• **INFORMATION PROVIDED**

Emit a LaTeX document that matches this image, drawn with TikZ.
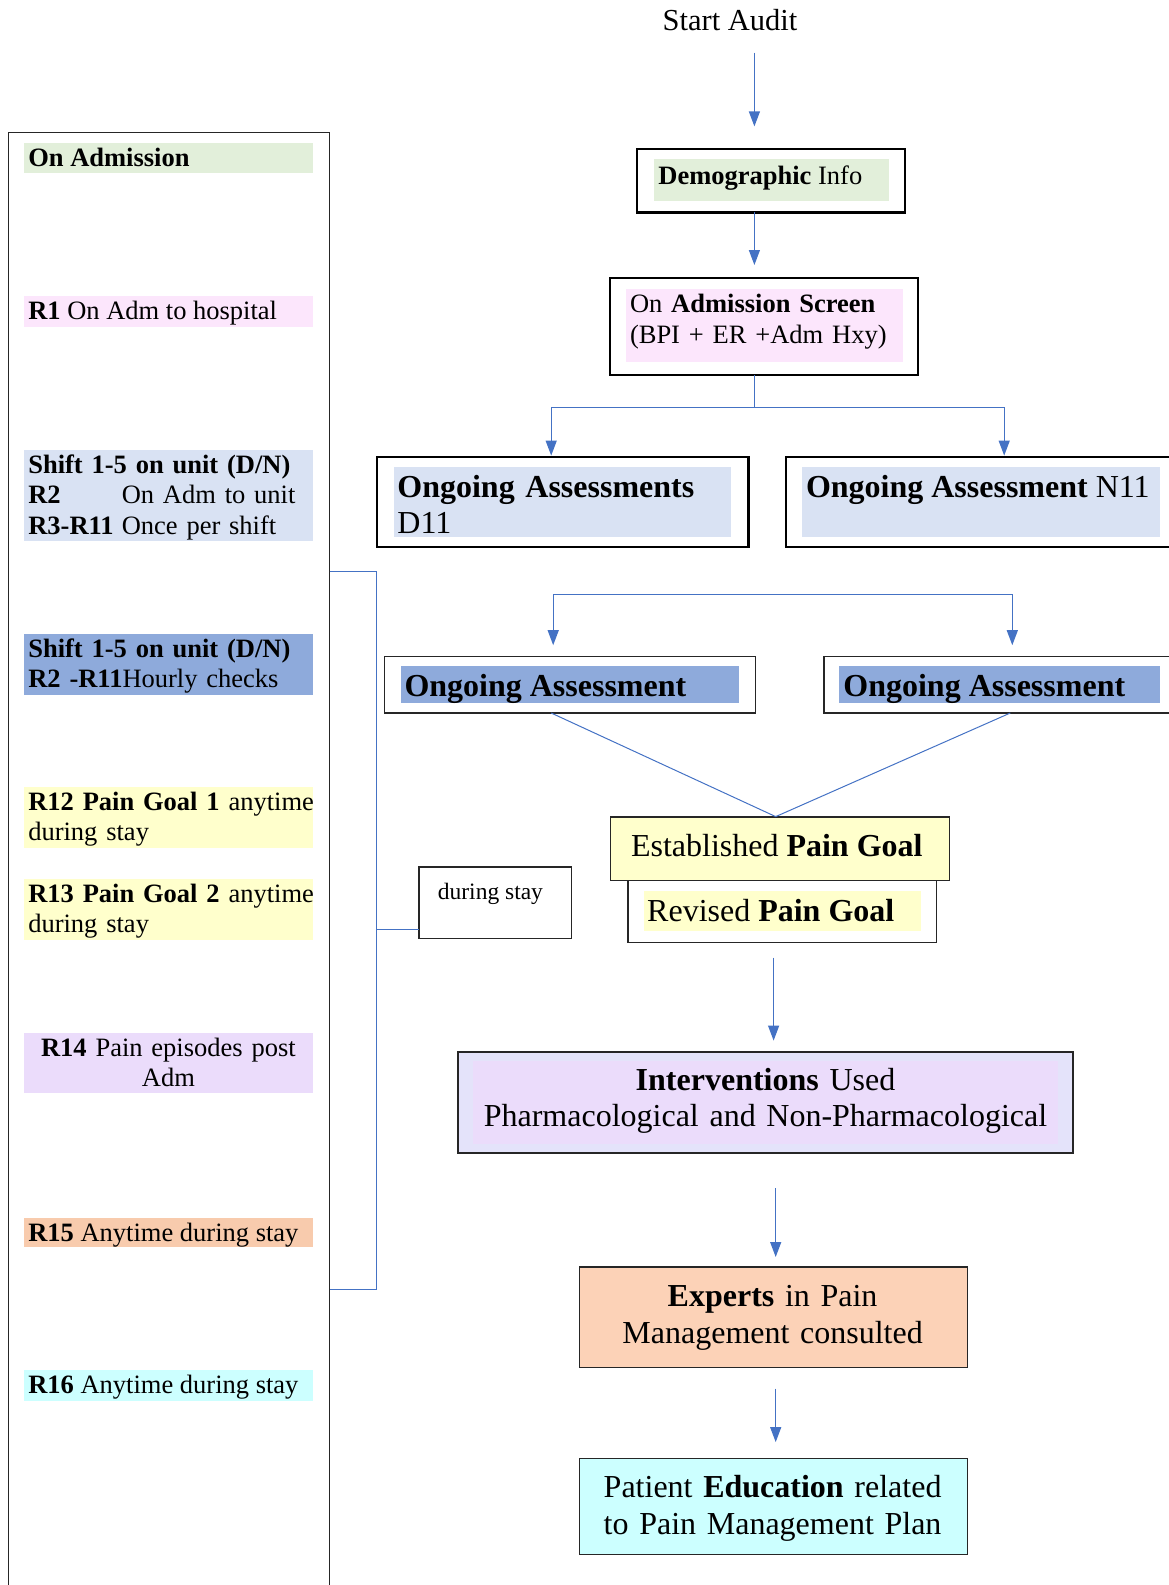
\documentclass[tikz,border=0pt]{standalone}
\usepackage{fontspec}
\setmainfont{Liberation Serif}
\usetikzlibrary{arrows.meta}
\definecolor{hlgreen}{HTML}{E2EFDA}
\definecolor{hlpink}{HTML}{FCE6FC}
\definecolor{hlblue}{HTML}{D9E2F3}
\definecolor{hlmid}{HTML}{8EAADB}
\definecolor{hlyellow}{HTML}{FFFFCC}
\definecolor{hlpurple}{HTML}{EBDCFB}
\definecolor{hlpeach}{HTML}{F8CBAD}
\definecolor{hlcyan}{HTML}{CCFFFF}
\definecolor{boxlav}{HTML}{E4E3FA}
\definecolor{boxpeach}{HTML}{FCD2B7}
\definecolor{linkblue}{HTML}{4472C4}
\newcommand\fsa{\fontsize{26.5}{30.3}\selectfont}
\newcommand\fsaw{\fontsize{26.5}{31.3}\selectfont}
\newcommand\fsb{\fontsize{32}{35.6}\selectfont}
\newcommand\fsbw{\fontsize{32}{36.5}\selectfont}
\newcommand\fsc{\fontsize{23.5}{27}\selectfont}
\newcommand\fss{\fontsize{30.5}{34}\selectfont}
\newcommand\Rlab[1]{\makebox[3.527em][l]{\textbf{#1}}}
\begin{document}
\begin{tikzpicture}[x=1pt,y=-1pt,
  area/.style={draw=none, anchor=north west, inner sep=0pt, outer sep=0pt},
  frame/.style={draw=black, line width=2.3pt, anchor=north west, inner sep=0pt, outer sep=0pt},
  thinframe/.style={draw=black!85, line width=1.3pt, anchor=north west, inner sep=0pt, outer sep=0pt},
  txt/.style={anchor=base west, inner sep=0pt, outer sep=0pt, align=left},
  ctxt/.style={anchor=base, inner sep=0pt, outer sep=0pt, align=center},
  link/.style={draw=linkblue, line width=1.2pt},
  arr/.style={link, -{Triangle[length=15pt,width=11pt]}},
]
\useasboundingbox (0,0) rectangle (1168,1585);

% ---------- left panel ----------
\node[thinframe, minimum width=321pt, minimum height=1500pt] (panel) at (8.5,132.5) {};
\node[area, fill=hlgreen,  minimum width=288.2pt, minimum height=30.3pt] (hlonadm) at (24.3,142.6) {};
\node[area, fill=hlpink,   minimum width=288.2pt, minimum height=30.4pt] (hlr1) at (24.3,296.3) {};
\node[area, fill=hlblue,   minimum width=288.2pt, minimum height=91pt] (hlsh1) at (24.3,450) {};
\node[area, fill=hlmid,    minimum width=288.2pt, minimum height=60.8pt] (hlsh2) at (24.3,634) {};
\node[area, fill=hlyellow, minimum width=288.2pt, minimum height=60.7pt] (hlr12) at (24.3,786.8) {};
\node[area, fill=hlyellow, minimum width=288.2pt, minimum height=60.7pt] (hlr13) at (24.3,878.8) {};
\node[area, fill=hlpurple, minimum width=288.2pt, minimum height=60.7pt] (hlr14) at (24.3,1032.5) {};
\node[area, fill=hlpeach,  minimum width=288.2pt, minimum height=29.4pt] (hlr15) at (24.3,1217.6) {};
\node[area, fill=hlcyan,   minimum width=288.2pt, minimum height=30.3pt] (hlr16) at (24.3,1370.3) {};

\node[txt, font=\fsa] (tonadm) at (28.3,166.1) {\textbf{On Admission}};
\node[txt, font=\fsa] (tr1) at (28.3,319.8) {\textbf{R1} On Adm to hospital};
\node[txt, font=\fsa, text width=340pt] (tsh1) at (28.3,473.5) {\textbf{Shift 1-5 on unit (D/N)}\\\Rlab{R2}On Adm to unit\\\Rlab{R3-R11}Once per shift};
\node[txt, font=\fsa, text width=340pt] (tsh2) at (28.3,657.5) {\textbf{Shift 1-5 on unit (D/N)}\\\textbf{R2 -R11}Hourly checks};
\node[txt, font=\fsa, text width=340pt] (tr12) at (28.3,810.3) {\textbf{R12 Pain Goal 1} anytime\\during stay};
\node[txt, font=\fsa, text width=340pt] (tr13) at (28.3,902.3) {\textbf{R13 Pain Goal 2} anytime\\during stay};
\node[ctxt, font=\fsa, text width=288pt] (tr14) at (168.4,1056.5) {\textbf{R14} Pain episodes post\\Adm};
\node[txt, font=\fsa] (tr15) at (28.3,1241.1) {\textbf{R15} Anytime during stay};
\node[txt, font=\fsa] (tr16) at (28.3,1393.8) {\textbf{R16} Anytime during stay};

% bracket and "during stay"
\node[thinframe, line width=1.8pt, minimum width=152.7pt, minimum height=71.8pt] (during) at (418.7,866.7) {};
\node[txt, font=\fsc] (tduring) at (437.9,899) {during stay};
\coordinate (brtop) at (376.2,571.4);
\coordinate (brbot) at (376.2,1289.4);
\coordinate (brmid) at (376.2,929.4);
\draw[link] (panel.east |- brtop) -- (brtop) -- (brbot) -- (panel.east |- brbot);
\draw[link, line width=1.6pt] (brmid) -- (brmid -| during.west);

% ---------- right flow ----------
\node[ctxt, font=\fss] (start) at (730,30) {Start Audit};

\node[frame, minimum width=268pt, minimum height=63.7pt] (demo) at (637.1,148.7) {};
\node[area, fill=hlgreen, minimum width=234.6pt, minimum height=42.4pt] (demohl) at (654.3,158.8) {};
\node[txt, font=\fsa] (tdemo) at (658.4,184) {\textbf{Demographic} Info};

\node[frame, minimum width=308.5pt, minimum height=97.1pt] (screen) at (609.8,278.1) {};
\node[area, fill=hlpink, minimum width=277pt, minimum height=72.8pt] (screenhl) at (626,289.2) {};
\node[txt, font=\fsaw, text width=300pt] (tscreen) at (630,312.5) {On \textbf{Admission Screen}\\(BPI + ER +Adm Hxy)};

\node[frame, minimum width=371.2pt, minimum height=90pt] (d11) at (377.2,457.1) {};
\node[area, fill=hlblue, minimum width=336.8pt, minimum height=69.8pt] (d11hl) at (394.4,467.2) {};
\node[txt, font=\fsb, text width=360pt] (td11) at (397.4,497.6) {\textbf{Ongoing Assessments}\\D11};

\node[frame, minimum width=420pt, minimum height=90pt] (n11) at (785.8,457.1) {};
\node[area, fill=hlblue, minimum width=358pt, minimum height=69.8pt] (n11hl) at (802,467.2) {};
\node[txt, font=\fsb] (tn11) at (806,497.6) {\textbf{Ongoing Assessment} N11};

\node[thinframe, line width=1.5pt, minimum width=371.1pt, minimum height=56.7pt] (oal) at (384.3,656.3) {};
\node[area, fill=hlmid, minimum width=338.8pt, minimum height=36.5pt] (oalhl) at (400.5,666.4) {};
\node[txt, font=\fsb] (toal) at (404.5,696.8) {\textbf{Ongoing Assessment}};

\node[thinframe, line width=1.5pt, minimum width=420pt, minimum height=56.7pt] (oar) at (824.2,656.3) {};
\node[area, fill=hlmid, minimum width=320.6pt, minimum height=36.5pt] (oarhl) at (839.4,666.4) {};
\node[txt, font=\fsb] (toar) at (843.4,696.8) {\textbf{Ongoing Assessment}};

\node[thinframe, fill=hlyellow, minimum width=338.8pt, minimum height=63.7pt] (est) at (610.8,817.1) {};
\node[txt, font=\fsb] (test) at (631,856.6) {Established \textbf{Pain Goal}};
\node[thinframe, fill=white, minimum width=308.5pt, minimum height=61.7pt] (rev) at (628,880.8) {};
\node[area, fill=hlyellow, minimum width=277.1pt, minimum height=40.4pt] (revhl) at (644.2,891) {};
\node[txt, font=\fsb] (trev) at (647.2,921.3) {Revised \textbf{Pain Goal}};

\node[thinframe, line width=1.5pt, fill=boxlav, minimum width=614.9pt, minimum height=101.1pt] (interv) at (458.1,1051.8) {};
\node[area, fill=hlpurple, minimum width=585pt, minimum height=83pt] (intervhl) at (473,1061) {};
\node[ctxt, font=\fsbw, text width=620pt] (tinterv) at (765.5,1090) {\textbf{Interventions} Used\\Pharmacological and Non-Pharmacological};

\node[thinframe, fill=boxpeach, minimum width=388.3pt, minimum height=100.3pt] (experts) at (579.5,1267) {};
\node[ctxt, font=\fsbw, text width=380pt] (texperts) at (772.6,1306.6) {\textbf{Experts} in Pain\\Management consulted};

\node[thinframe, fill=hlcyan, minimum width=388.3pt, minimum height=96.1pt] (patient) at (579.5,1458.3) {};
\node[ctxt, font=\fsbw, text width=380pt] (tpatient) at (772.6,1497.7) {Patient \textbf{Education} related\\to Pain Management Plan};

% ---------- connectors ----------
\coordinate (a1s) at (754.4,52.6);
\coordinate (a1e) at (754.4,126.4);
\draw[arr] (a1s) -- (a1e);

\coordinate (a2e) at (754.4,265);
\draw[arr] (demo.south -| a2e) -- (a2e);

\coordinate (split1) at (754.4,407.5);
\coordinate (d11in) at (551.2,455.6);
\coordinate (n11in) at (1004.2,455.6);
\draw[link] (screen.south -| split1) -- (split1);
\draw[arr] (split1) -| (d11in);
\draw[arr] (split1) -| (n11in);

\coordinate (fork2l) at (553.2,594.6);
\coordinate (fork2r) at (1012.3,594.6);
\coordinate (oalin) at (553.2,645.2);
\coordinate (oarin) at (1012.3,645.2);
\draw[arr] (fork2r) -- (fork2l) -- (oalin);
\draw[arr] (fork2l) -- (fork2r) -- (oarin);

\coordinate (oalout) at (551.2,713);
\coordinate (oarout) at (1010.3,713);
\coordinate (meet) at (775.7,816.6);
\draw[link, line width=1pt] (oalout) -- (meet) -- (oarout);

\coordinate (a5s) at (773.6,957.7);
\coordinate (a5e) at (773.6,1040.6);
\draw[arr] (a5s) -- (a5e);
\coordinate (a6s) at (775.7,1188);
\coordinate (a6e) at (775.7,1257);
\draw[arr] (a6s) -- (a6e);
\coordinate (a7s) at (775.7,1388.5);
\coordinate (a7e) at (775.7,1442.1);
\draw[arr] (a7s) -- (a7e);
\end{tikzpicture}
\end{document}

• **WRITTEN REQUEST**
Give again, word for word, every line from the top of the data above to the line holding "(0,0) rectangle (1168,1585);", inclusive, with the pictures left out.

• **COMPLETED EXERCISE**
Emit a LaTeX document that matches this image, drawn with TikZ.
\documentclass[tikz,border=0pt]{standalone}
\usepackage{fontspec}
\setmainfont{Liberation Serif}
\usetikzlibrary{arrows.meta}
\definecolor{hlgreen}{HTML}{E2EFDA}
\definecolor{hlpink}{HTML}{FCE6FC}
\definecolor{hlblue}{HTML}{D9E2F3}
\definecolor{hlmid}{HTML}{8EAADB}
\definecolor{hlyellow}{HTML}{FFFFCC}
\definecolor{hlpurple}{HTML}{EBDCFB}
\definecolor{hlpeach}{HTML}{F8CBAD}
\definecolor{hlcyan}{HTML}{CCFFFF}
\definecolor{boxlav}{HTML}{E4E3FA}
\definecolor{boxpeach}{HTML}{FCD2B7}
\definecolor{linkblue}{HTML}{4472C4}
\newcommand\fsa{\fontsize{26.5}{30.3}\selectfont}
\newcommand\fsaw{\fontsize{26.5}{31.3}\selectfont}
\newcommand\fsb{\fontsize{32}{35.6}\selectfont}
\newcommand\fsbw{\fontsize{32}{36.5}\selectfont}
\newcommand\fsc{\fontsize{23.5}{27}\selectfont}
\newcommand\fss{\fontsize{30.5}{34}\selectfont}
\newcommand\Rlab[1]{\makebox[3.527em][l]{\textbf{#1}}}
\begin{document}
\begin{tikzpicture}[x=1pt,y=-1pt,
  area/.style={draw=none, anchor=north west, inner sep=0pt, outer sep=0pt},
  frame/.style={draw=black, line width=2.3pt, anchor=north west, inner sep=0pt, outer sep=0pt},
  thinframe/.style={draw=black!85, line width=1.3pt, anchor=north west, inner sep=0pt, outer sep=0pt},
  txt/.style={anchor=base west, inner sep=0pt, outer sep=0pt, align=left},
  ctxt/.style={anchor=base, inner sep=0pt, outer sep=0pt, align=center},
  link/.style={draw=linkblue, line width=1.2pt},
  arr/.style={link, -{Triangle[length=15pt,width=11pt]}},
]
\useasboundingbox (0,0) rectangle (1168,1585);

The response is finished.